◆ **Work instructions**
Starting with the first line of the data below, copy each line up to and including the one containing "5.62, 8.7, 9.9];". Pictures stay out.

== == ==

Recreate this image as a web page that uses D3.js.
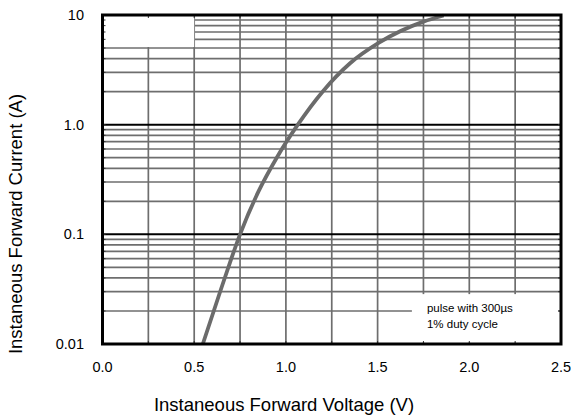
<!DOCTYPE html>
<html lang="en">
<head>
<meta charset="UTF-8">
<title>Forward characteristics</title>
<style>
  body { margin: 0; background: #fff; }
  svg text { font-family: "Liberation Sans", Arial, sans-serif; fill: #000; }
</style>
<script src="https://d3js.org/d3.v7.min.js"></script>
</head>
<body>
<script>
// values
const voltage = [0.547, 0.64, 0.695, 0.75, 0.85, 0.95, 1.065, 1.20, 1.35, 1.51, 1.75, 1.86];
const current = [0.01, 0.0295, 0.0553, 0.1, 0.245, 0.50, 1.0, 2.0, 3.63, 5.62, 8.7, 9.9];

const xTicks = [0, 0.5, 1.0, 1.5, 2.0, 2.5];
const xTickLabels = ["0.0", "0.5", "1.0", "1.5", "2.0", "2.5"];
const yTicks = [0.01, 0.1, 1, 10];
const yTickLabels = ["0.01", "0.1", "1.0", "10"];
const xGridStep = 0.25;

const noteLines = ["pulse with 300µs", "1% duty cycle"];
const xTitle = "Instaneous Forward Voltage (V)";
const yTitle = "Instaneous Forward Current (A)";

const W = 571, H = 418;
const pLeft = 102.5, pRight = 561, pTop = 15, pBottom = 344;

const svg = d3.select("body").append("svg")
  .attr("width", W).attr("height", H);

const x = d3.scaleLinear().domain([0, 2.5]).range([pLeft, pRight]);
const y = d3.scaleLog().domain([0.01, 10]).range([pBottom, pTop]);

const gridGray = "#6e6e6e";

// vertical grid, every 0.25 V
const xGrid = d3.range(0, 2.5 + 1e-9, xGridStep);
svg.append("g").selectAll("line").data(xGrid).enter().append("line")
  .attr("x1", d => x(d)).attr("x2", d => x(d))
  .attr("y1", pTop).attr("y2", pBottom)
  .attr("stroke", gridGray).attr("stroke-width", 1.7);

// horizontal grid: 2..9 of every decade gray, decades black
const isDecade = v => Math.abs(Math.log10(v) - Math.round(Math.log10(v))) < 1e-9;
const yGrid = y.ticks();
svg.append("g").selectAll("line").data(yGrid.filter(v => !isDecade(v))).enter().append("line")
  .attr("x1", pLeft).attr("x2", pRight)
  .attr("y1", d => y(d)).attr("y2", d => y(d))
  .attr("stroke", gridGray).attr("stroke-width", 1.7);
svg.append("g").selectAll("line").data(yGrid.filter(v => isDecade(v))).enter().append("line")
  .attr("x1", pLeft).attr("x2", pRight)
  .attr("y1", d => y(d)).attr("y2", d => y(d))
  .attr("stroke", "#000").attr("stroke-width", 2);

// blank patches over the grid
svg.append("rect")
  .attr("x", x(0)).attr("y", y(10))
  .attr("width", x(0.5) - x(0)).attr("height", y(5) - y(10) - 1)
  .attr("fill", "#fff");
svg.append("rect")
  .attr("x", x(1.687)).attr("y", y(0.0285))
  .attr("width", x(2.485) - x(1.687)).attr("height", y(0.0103) - y(0.0285))
  .attr("fill", "#fff");

// small inward tick marks on the frame
const tickG = svg.append("g").attr("stroke", "#333").attr("stroke-width", 1);
tickG.selectAll(".tb").data(xGrid).enter().append("line")
  .attr("x1", d => x(d)).attr("x2", d => x(d))
  .attr("y1", pBottom).attr("y2", pBottom - 3);
tickG.selectAll(".tt").data(xGrid).enter().append("line")
  .attr("x1", d => x(d)).attr("x2", d => x(d))
  .attr("y1", pTop).attr("y2", pTop + 3);
tickG.selectAll(".tl").data(yGrid).enter().append("line")
  .attr("x1", pLeft).attr("x2", pLeft + 3)
  .attr("y1", d => y(d)).attr("y2", d => y(d));
tickG.selectAll(".tr").data(yGrid).enter().append("line")
  .attr("x1", pRight).attr("x2", pRight - 3)
  .attr("y1", d => y(d)).attr("y2", d => y(d));

// note text
svg.append("g").selectAll("text").data(noteLines).enter().append("text")
  .attr("x", x(1.769))
  .attr("y", (d, i) => y(0.0196) + i * 16)
  .attr("font-size", 11.5)
  .text(d => d);

// the curve
const pts = voltage.map((v, i) => [v, current[i]]);
const line = d3.line()
  .x(d => x(d[0])).y(d => y(d[1]))
  .curve(d3.curveMonotoneX);
svg.append("path")
  .datum(pts)
  .attr("d", line)
  .attr("fill", "none")
  .attr("stroke", "#6b6b6b")
  .attr("stroke-width", 3.8)
  .attr("stroke-linecap", "butt");

// frame
svg.append("rect")
  .attr("x", pLeft).attr("y", pTop)
  .attr("width", pRight - pLeft).attr("height", pBottom - pTop)
  .attr("fill", "none").attr("stroke", "#000").attr("stroke-width", 3);

// x tick labels
svg.append("g").selectAll("text").data(xTicks).enter().append("text")
  .attr("x", d => x(d)).attr("y", pBottom + 28)
  .attr("text-anchor", "middle").attr("font-size", 14.5)
  .text((d, i) => xTickLabels[i]);

// y tick labels
svg.append("g").selectAll("text").data(yTicks).enter().append("text")
  .attr("x", 84).attr("y", d => y(d) + 5)
  .attr("text-anchor", "end").attr("font-size", 14.5)
  .text((d, i) => yTickLabels[i]);

// axis titles
svg.append("text")
  .attr("x", 284).attr("y", 411)
  .attr("text-anchor", "middle").attr("font-size", 18.5)
  .text(xTitle);
svg.append("text")
  .attr("transform", "translate(22,224) rotate(-90)")
  .attr("text-anchor", "middle").attr("font-size", 18.5)
  .text(yTitle);
</script>
</body>
</html>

== == ==

◆ **Solution to this task**
Recreate this image as a web page that uses D3.js.
<!DOCTYPE html>
<html lang="en">
<head>
<meta charset="UTF-8">
<title>Forward characteristics</title>
<style>
  body { margin: 0; background: #fff; }
  svg text { font-family: "Liberation Sans", Arial, sans-serif; fill: #000; }
</style>
<script src="https://d3js.org/d3.v7.min.js"></script>
</head>
<body>
<script>
// values
const voltage = [0.547, 0.64, 0.695, 0.75, 0.85, 0.95, 1.065, 1.20, 1.35, 1.51, 1.75, 1.86];
const current = [0.01, 0.0295, 0.0553, 0.1, 0.245, 0.50, 1.0, 2.0, 3.63, 5.62, 8.7, 9.9];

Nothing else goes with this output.